• TASK PROMPT:
Working from the top of the listing below, retype each line through the line containing "WsWin32 - ©", both included, with no pictures.

• DATA EXTRACT:
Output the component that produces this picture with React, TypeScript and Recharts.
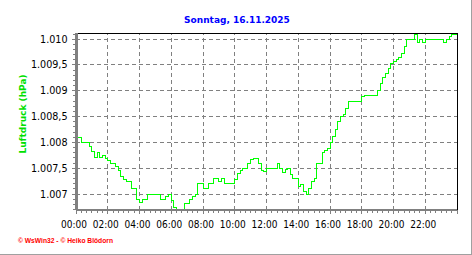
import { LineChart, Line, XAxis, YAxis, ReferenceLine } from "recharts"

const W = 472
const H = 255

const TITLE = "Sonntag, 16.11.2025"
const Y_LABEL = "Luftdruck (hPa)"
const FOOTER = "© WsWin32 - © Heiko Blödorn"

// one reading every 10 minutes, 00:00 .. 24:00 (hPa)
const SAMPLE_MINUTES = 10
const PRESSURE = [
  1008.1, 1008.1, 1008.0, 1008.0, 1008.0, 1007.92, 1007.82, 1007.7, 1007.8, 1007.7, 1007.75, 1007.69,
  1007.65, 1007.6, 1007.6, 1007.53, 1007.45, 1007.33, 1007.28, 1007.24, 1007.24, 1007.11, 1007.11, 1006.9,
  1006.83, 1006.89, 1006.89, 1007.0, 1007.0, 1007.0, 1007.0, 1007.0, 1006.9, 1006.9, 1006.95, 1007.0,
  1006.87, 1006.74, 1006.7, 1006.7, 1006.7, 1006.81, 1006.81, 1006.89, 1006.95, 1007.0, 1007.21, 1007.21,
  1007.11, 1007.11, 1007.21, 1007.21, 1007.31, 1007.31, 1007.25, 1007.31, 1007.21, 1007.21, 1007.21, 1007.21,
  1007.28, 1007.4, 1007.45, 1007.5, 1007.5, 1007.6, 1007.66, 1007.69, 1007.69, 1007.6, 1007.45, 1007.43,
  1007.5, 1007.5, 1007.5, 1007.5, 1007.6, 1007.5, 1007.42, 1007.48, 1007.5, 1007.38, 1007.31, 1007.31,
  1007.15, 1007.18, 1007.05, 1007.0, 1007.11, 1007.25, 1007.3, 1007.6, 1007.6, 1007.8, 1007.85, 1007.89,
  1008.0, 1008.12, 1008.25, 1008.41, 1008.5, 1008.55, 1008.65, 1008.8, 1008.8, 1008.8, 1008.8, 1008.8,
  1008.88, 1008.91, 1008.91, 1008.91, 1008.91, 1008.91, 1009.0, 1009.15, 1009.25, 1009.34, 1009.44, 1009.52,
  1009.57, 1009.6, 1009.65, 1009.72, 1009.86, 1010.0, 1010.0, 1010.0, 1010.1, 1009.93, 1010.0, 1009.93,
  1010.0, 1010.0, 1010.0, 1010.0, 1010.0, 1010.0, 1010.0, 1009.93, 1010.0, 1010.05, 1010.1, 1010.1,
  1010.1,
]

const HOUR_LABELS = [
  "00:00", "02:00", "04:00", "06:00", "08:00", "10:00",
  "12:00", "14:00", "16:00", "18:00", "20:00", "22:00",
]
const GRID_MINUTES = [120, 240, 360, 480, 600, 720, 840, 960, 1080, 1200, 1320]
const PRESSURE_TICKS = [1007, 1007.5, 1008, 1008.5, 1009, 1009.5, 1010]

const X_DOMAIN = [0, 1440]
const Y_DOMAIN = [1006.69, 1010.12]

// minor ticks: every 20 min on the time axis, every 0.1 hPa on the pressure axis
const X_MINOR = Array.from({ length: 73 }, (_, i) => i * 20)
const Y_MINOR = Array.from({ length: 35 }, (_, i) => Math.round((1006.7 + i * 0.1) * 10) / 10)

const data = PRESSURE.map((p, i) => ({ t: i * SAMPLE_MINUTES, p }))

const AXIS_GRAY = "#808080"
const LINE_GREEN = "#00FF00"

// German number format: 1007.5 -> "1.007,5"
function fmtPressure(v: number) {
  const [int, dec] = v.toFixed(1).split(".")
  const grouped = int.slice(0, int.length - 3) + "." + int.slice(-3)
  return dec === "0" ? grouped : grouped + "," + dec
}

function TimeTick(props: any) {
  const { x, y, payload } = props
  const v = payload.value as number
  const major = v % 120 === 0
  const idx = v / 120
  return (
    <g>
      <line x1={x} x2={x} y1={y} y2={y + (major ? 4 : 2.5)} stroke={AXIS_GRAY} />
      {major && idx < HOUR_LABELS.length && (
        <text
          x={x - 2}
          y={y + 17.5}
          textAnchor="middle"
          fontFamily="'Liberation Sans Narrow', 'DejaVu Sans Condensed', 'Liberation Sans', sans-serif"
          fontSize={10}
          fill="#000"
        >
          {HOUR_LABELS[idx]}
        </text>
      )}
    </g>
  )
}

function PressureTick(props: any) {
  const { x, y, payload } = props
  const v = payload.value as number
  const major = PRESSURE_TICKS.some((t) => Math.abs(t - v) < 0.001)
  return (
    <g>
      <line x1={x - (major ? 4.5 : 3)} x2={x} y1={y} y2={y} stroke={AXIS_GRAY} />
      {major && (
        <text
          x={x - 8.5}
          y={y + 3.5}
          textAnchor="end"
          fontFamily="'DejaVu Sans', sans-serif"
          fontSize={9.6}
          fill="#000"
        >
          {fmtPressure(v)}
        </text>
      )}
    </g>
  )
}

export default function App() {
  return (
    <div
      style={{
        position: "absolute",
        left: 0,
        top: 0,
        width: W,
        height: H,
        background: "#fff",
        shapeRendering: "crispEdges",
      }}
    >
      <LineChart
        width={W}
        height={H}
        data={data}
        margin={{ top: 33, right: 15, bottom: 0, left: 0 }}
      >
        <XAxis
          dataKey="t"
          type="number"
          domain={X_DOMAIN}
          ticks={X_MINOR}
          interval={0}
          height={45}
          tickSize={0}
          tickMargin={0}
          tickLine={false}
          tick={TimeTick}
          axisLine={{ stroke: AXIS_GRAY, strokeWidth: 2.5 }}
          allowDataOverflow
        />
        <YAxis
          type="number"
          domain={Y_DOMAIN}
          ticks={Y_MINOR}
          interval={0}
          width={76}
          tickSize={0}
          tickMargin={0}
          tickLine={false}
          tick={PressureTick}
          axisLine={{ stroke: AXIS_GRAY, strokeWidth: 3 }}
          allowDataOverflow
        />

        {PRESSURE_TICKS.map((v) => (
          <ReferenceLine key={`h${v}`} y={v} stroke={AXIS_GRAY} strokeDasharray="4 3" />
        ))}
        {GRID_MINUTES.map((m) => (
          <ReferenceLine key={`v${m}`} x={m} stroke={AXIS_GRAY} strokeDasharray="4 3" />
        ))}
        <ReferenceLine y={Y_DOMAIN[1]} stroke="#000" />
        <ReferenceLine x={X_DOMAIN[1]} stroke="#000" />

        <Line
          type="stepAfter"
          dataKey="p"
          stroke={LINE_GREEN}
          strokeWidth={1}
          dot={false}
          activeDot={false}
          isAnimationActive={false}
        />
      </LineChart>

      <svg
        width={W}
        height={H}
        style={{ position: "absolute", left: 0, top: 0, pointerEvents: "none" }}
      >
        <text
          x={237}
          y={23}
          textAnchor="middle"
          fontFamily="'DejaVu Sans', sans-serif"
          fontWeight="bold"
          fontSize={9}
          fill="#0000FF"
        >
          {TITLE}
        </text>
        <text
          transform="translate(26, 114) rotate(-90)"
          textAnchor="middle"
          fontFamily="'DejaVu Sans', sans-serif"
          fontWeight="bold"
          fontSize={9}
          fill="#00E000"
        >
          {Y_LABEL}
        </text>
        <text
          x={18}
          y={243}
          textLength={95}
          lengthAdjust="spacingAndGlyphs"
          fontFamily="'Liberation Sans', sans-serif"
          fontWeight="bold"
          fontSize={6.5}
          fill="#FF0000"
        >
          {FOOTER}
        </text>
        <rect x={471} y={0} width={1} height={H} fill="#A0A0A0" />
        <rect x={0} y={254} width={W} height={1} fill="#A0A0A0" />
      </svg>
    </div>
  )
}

• FULL SOLUTION:
Output the component that produces this picture with React, TypeScript and Recharts.
import { LineChart, Line, XAxis, YAxis, ReferenceLine } from "recharts"

const W = 472
const H = 255

const TITLE = "Sonntag, 16.11.2025"
const Y_LABEL = "Luftdruck (hPa)"
const FOOTER = "© WsWin32 - © Heiko Blödorn"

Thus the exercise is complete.